Definitions

# Constraint inference

In constraint satisfaction, constraint inference is a relationship between constraints are their consequences. A set of constraints $D$ entails a constraint $C$ if every solution to $D$ is also a solution to $C$. In other words, if $V$ is a valuation of the variables in the scopes of the constraints in $D$ and all constraints in $D$ are satisfied by $V$, then $V$ also satifies the constraint $C$.

Some operations on constraints produce a new constraint that is a consequence of them. Constraint composition operates on a pair of binary constraints $\left(\left(x,y\right),R\right)$ and $\left(\left(y,z\right),S\right)$ with a common variable. The composition of such two constraints is the constraint $\left(\left(x,z\right),Q\right)$ that is satisfied by every evaluation of the two non-shared variables for which there exists a value of the shared variable $y$ such that the evaluation of these three variables satisfies the two original constraints $\left(\left(x,y\right),R\right)$ and $\left(\left(y,z\right),S\right)$.

Constraint projection restricts the effects of a constraint to some of its variables. Given a constraint $\left(t,R\right)$ its projection to a subset $t\text{'}$ of its variables is the constraint $\left(t\text{'},R\text{'}\right)$ that is satisfied by an evaluation if this evaluation can be extended to the other variables in such a way the original constraint $\left(t,R\right)$ is satisfied.

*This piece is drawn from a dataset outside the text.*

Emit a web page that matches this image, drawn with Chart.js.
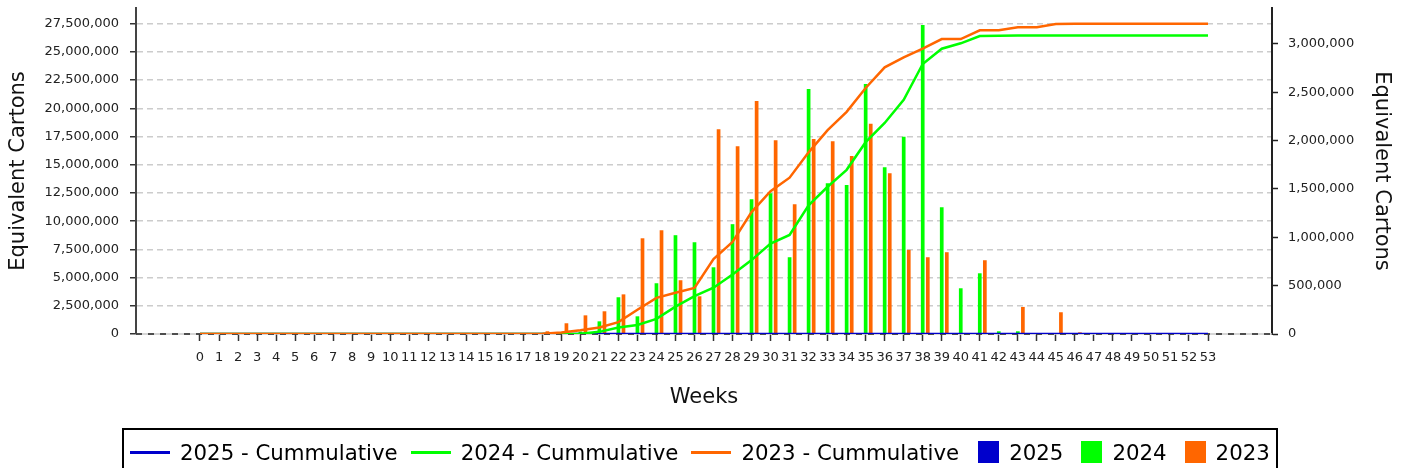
<!DOCTYPE html>
<html><head><meta charset="utf-8">
<script src="https://cdn.jsdelivr.net/npm/chart.js@4.4.1/dist/chart.umd.min.js"></script>
<style>
html,body{margin:0;padding:0;background:#fff;}
#wrap{position:relative;width:1404px;height:468px;overflow:hidden;font-family:'DejaVu Sans',sans-serif;}
#c{position:absolute;left:0;top:0;}
#legend{position:absolute;left:122px;top:428px;width:1156px;height:48px;border:2px solid #000;box-sizing:border-box;display:flex;align-items:center;font-size:21.3px;color:#000;white-space:nowrap;}
.ln{display:inline-block;width:40px;height:3px;}
.sq{display:inline-block;width:21px;height:22px;}
.tx{margin-left:10px;}
</style></head>
<body><div id="wrap"><canvas id="c" width="1404" height="468"></canvas>
<div id="legend">
<span class="ln" style="background:#0000cc;margin-left:6px"></span><span class="tx">2025 - Cummulative</span>
<span class="ln" style="background:#00ff00;margin-left:13px"></span><span class="tx">2024 - Cummulative</span>
<span class="ln" style="background:#ff6600;margin-left:13px"></span><span class="tx">2023 - Cummulative</span>
<span class="sq" style="background:#0000cc;margin-left:19px"></span><span class="tx">2025</span>
<span class="sq" style="background:#00ff00;margin-left:18px"></span><span class="tx">2024</span>
<span class="sq" style="background:#ff6600;margin-left:18px"></span><span class="tx">2023</span>
</div></div>
<script>
const weeks = [0,1,2,3,4,5,6,7,8,9,10,11,12,13,14,15,16,17,18,19,20,21,22,23,24,25,26,27,28,29,30,31,32,33,34,35,36,37,38,39,40,41,42,43,44,45,46,47,48,49,50,51,52,53];

// weekly values (right axis)
const weekly2025 = [0,0,0,0,0,0,0,0,0,0,0,0,0,0,0,0,0,0,0,0,0,0,0,0,0,0,0,0,0,0,0,0,0,0,0,0,0,0,0,0,0,0,0,0,0,0,0,0,0,0,0,0,0,0];
const weekly2024 = [0,0,0,0,0,0,0,0,0,0,0,0,0,0,0,0,0,0,0,0,25000,131000,380000,183000,525000,1022000,949000,690000,1136000,1394000,1457000,794000,2533000,1560000,1540000,2585000,1726000,2040000,3196000,1311000,473000,628000,28000,28000,0,0,0,0,0,0,0,0,0,0];
const weekly2023 = [0,0,0,0,0,0,0,0,0,0,0,0,0,0,0,0,0,0,28000,111000,193000,235000,410000,990000,1073000,556000,390000,2119000,1943000,2409000,2005000,1343000,2016000,1995000,1840000,2174000,1663000,870000,794000,846000,0,763000,0,280000,0,225000,17000,0,0,0,0,0,0,0];

// cumulative values (left axis)
const cum2025 = [0,0,0,0,0,0,0,0,0,0,0,0,0,0,0,0,0,0,0,0,0,0,0,0,0,0,0,0,0,0,0,0,0,0,0,0,0,0,0,0,0,0,0,0,0,0,0,0,0,0,0,0,0,0];
const cum2024 = [0,0,0,0,0,0,0,0,0,0,0,0,0,0,0,0,0,0,0,0,25000,190000,580000,800000,1340000,2420000,3350000,4100000,5270000,6550000,8020000,8780000,11400000,13050000,14550000,17000000,18700000,20750000,23930000,25280000,25760000,26410000,26440000,26460000,26460000,26460000,26460000,26460000,26460000,26460000,26460000,26460000,26460000,26460000];
const cum2023 = [0,0,0,0,0,0,0,0,0,0,0,0,0,0,0,0,0,0,30000,140000,340000,580000,1050000,2150000,3200000,3650000,4080000,6650000,8150000,10800000,12650000,13850000,16100000,18070000,19690000,21800000,23630000,24520000,25280000,26140000,26140000,26910000,26910000,27180000,27180000,27470000,27490000,27490000,27490000,27490000,27490000,27490000,27490000,27490000];

// tick labels
const leftTicks = [0,2500000,5000000,7500000,10000000,12500000,15000000,17500000,20000000,22500000,25000000,27500000];
const rightTicks = [0,500000,1000000,1500000,2000000,2500000,3000000];

Chart.defaults.font.family = "'DejaVu Sans', sans-serif";
Chart.defaults.color = '#222';

const zeroLine = {
  id: 'zeroLine',
  beforeDatasetsDraw(chart) {
    const {ctx, chartArea: a, scales} = chart;
    const y = scales.yL.getPixelForValue(0);
    ctx.save();
    ctx.lineWidth = 1.5;
    ctx.strokeStyle = '#c8c8c8';
    ctx.beginPath(); ctx.moveTo(a.left, y); ctx.lineTo(a.right, y); ctx.stroke();
    ctx.setLineDash([6, 6]);
    ctx.strokeStyle = '#222';
    ctx.beginPath(); ctx.moveTo(a.left, y); ctx.lineTo(a.right, y); ctx.stroke();
    ctx.restore();
  }
};

const fmt = v => Number(v).toLocaleString('en-US');
const noPad = s => { s.paddingTop = 0; s.paddingBottom = 0; };
const lineDs = (label, data, color) => ({type: 'line', label, data, borderColor: color, backgroundColor: color, borderWidth: 2.5, pointRadius: 0, tension: 0, yAxisID: 'yL', xAxisID: 'x'});
const barDs = (label, data, color) => ({type: 'bar', label, data, backgroundColor: color, borderWidth: 0, categoryPercentage: 0.8, barPercentage: 0.73, yAxisID: 'yR', xAxisID: 'x'});

new Chart(document.getElementById('c'), {
  type: 'bar',
  data: {
    labels: weeks,
    datasets: [
      lineDs('2023 - Cummulative', cum2023, '#ff6600'),
      lineDs('2024 - Cummulative', cum2024, '#00ff00'),
      lineDs('2025 - Cummulative', cum2025, '#0000cc'),
      barDs('2025', weekly2025, '#0000cc'),
      barDs('2024', weekly2024, '#00ff00'),
      barDs('2023', weekly2023, '#ff6600')
    ]
  },
  options: {
    responsive: false,
    animation: false,
    devicePixelRatio: 1,
    layout: {padding: {top: 8, left: 0, right: 0, bottom: 54}},
    plugins: {legend: {display: false}, tooltip: {enabled: false}},
    scales: {
      x: {
        type: 'linear', min: -3.365, max: 56.365, offset: false,
        afterBuildTicks: s => { s.ticks = weeks.map(v => ({value: v})); },
        afterFit: s => { s.height = 80; s.paddingLeft = 0; s.paddingRight = 0; },
        grid: {display: true, drawOnChartArea: false, offset: false, tickLength: 7, tickColor: '#333', tickWidth: 1.5},
        border: {display: false},
        ticks: {autoSkip: false, maxRotation: 0, minRotation: 0, padding: 9, color: '#222', font: {size: 13}, callback: v => String(v)},
        title: {display: true, text: 'Weeks', font: {size: 21}, color: '#111', padding: {top: 0, bottom: 4}}
      },
      yL: {
        position: 'left', min: 0, max: 28890000,
        afterBuildTicks: s => { s.ticks = leftTicks.map(v => ({value: v})); },
        afterFit: s => { s.width = 136; noPad(s); },
        ticks: {autoSkip: false, padding: 11, color: '#222', font: {size: 13}, callback: v => fmt(v)},
        grid: {color: c => (c.tick && c.tick.value === 0) ? 'rgba(0,0,0,0)' : '#cccccc', lineWidth: 1.5, tickLength: 6, tickColor: '#333', tickWidth: 1.5},
        border: {display: true, color: '#444', width: 2, dash: [6, 4]},
        title: {display: true, text: 'Equivalent Cartons', font: {size: 21}, color: '#111', padding: {top: 6, bottom: 0}}
      },
      yR: {
        position: 'right', min: 0, max: 3372000,
        afterBuildTicks: s => { s.ticks = rightTicks.map(v => ({value: v})); },
        afterFit: s => { s.width = 132; noPad(s); },
        ticks: {autoSkip: false, padding: 10, color: '#222', font: {size: 13}, callback: v => fmt(v)},
        grid: {drawOnChartArea: false, tickLength: 6, tickColor: '#222', tickWidth: 1.5},
        border: {display: true, color: '#222', width: 2},
        title: {display: true, text: 'Equivalent Cartons', font: {size: 21}, color: '#111', padding: {top: 10, bottom: 0}}
      }
    }
  },
  plugins: [zeroLine]
});
</script>
</body></html>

Extended composition is similar in principle to composition, but allows for an arbitrary number of possibly non-binary constraints; the generated constraint is on an arbitrary subset of the variables of the original constraints. Given constraints $C_1,ldots,C_m$ and a list $A$ of their variables, the extended composition of them is the constraint $\left(A,R\right)$ where an evaluation of $A$ satisfies this constraint if it can be extended to the other variables so that $C_1,ldots,C_m$ are all satisfied.